The Deal of a Lifetime & And Every Morning the Way Home Gets Longer and Longer both by Fredrik Backman
This review is sort of spontaneous because I recently read these novellas, and they left me feeling that way where you just have to share the value of the stories, or it seems like you are doing the world a huge injustice.
As some of you may (or may not) know, Fredrik Backman is my favorite author; I will admit this category often changes, but Backman always seems to find his way back with each book he writes. It all began with My Grandmother Asked Me to Tell You She’s Sorry (which I have written a review about), a pleasant story about a seven-year-old girl who goes on a life-changing adventure by apologizing to all the people her grandma wronged in the past. I felt that I could relate so much to that little girl because of the way he wrote about her. Backman uses words to make readers feel exactly how the character feels.

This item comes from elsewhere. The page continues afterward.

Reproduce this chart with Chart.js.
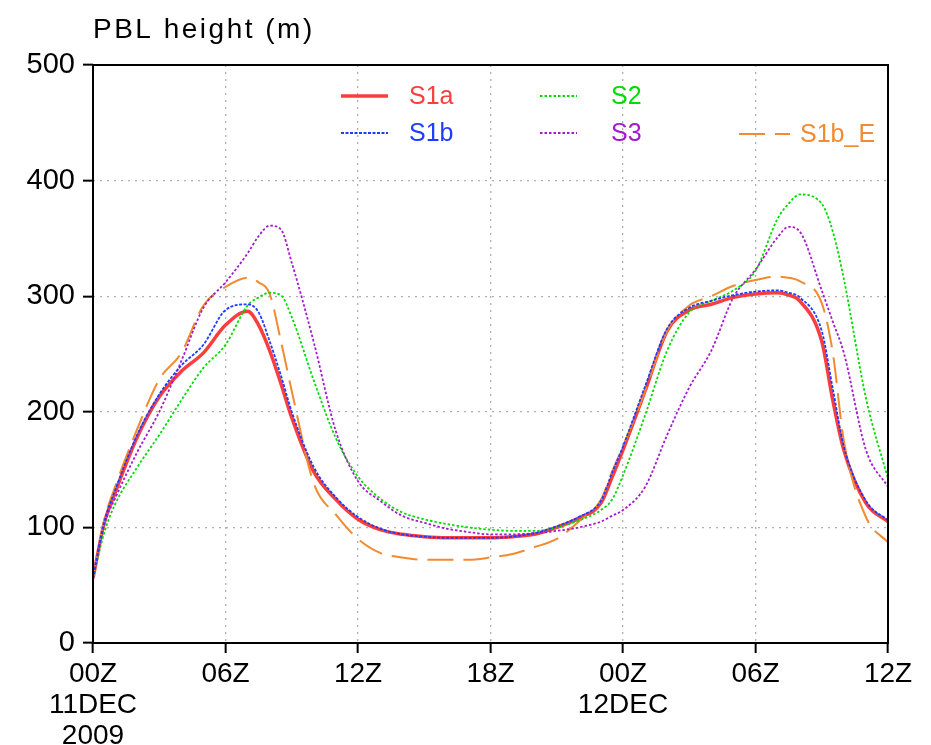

Which is what I wanted to talk about for his two novellas. We don’t know the names of the people in the stories, but somehow their names aren’t necessary for understanding their life. For example, in the Deal of a Lifetime we know that there is an old man who is troubled with making decisions by how he writes to his son, and in the other we can feel the sorrow of a fading memory. It’s all in the words.
I recommend this book to mature middle school students, high school students, and people above that age. Both are very short and easy to finish in an hour or less, but may take longer if you like to ponder over each chapter.
I wish you luck on your literary adventure.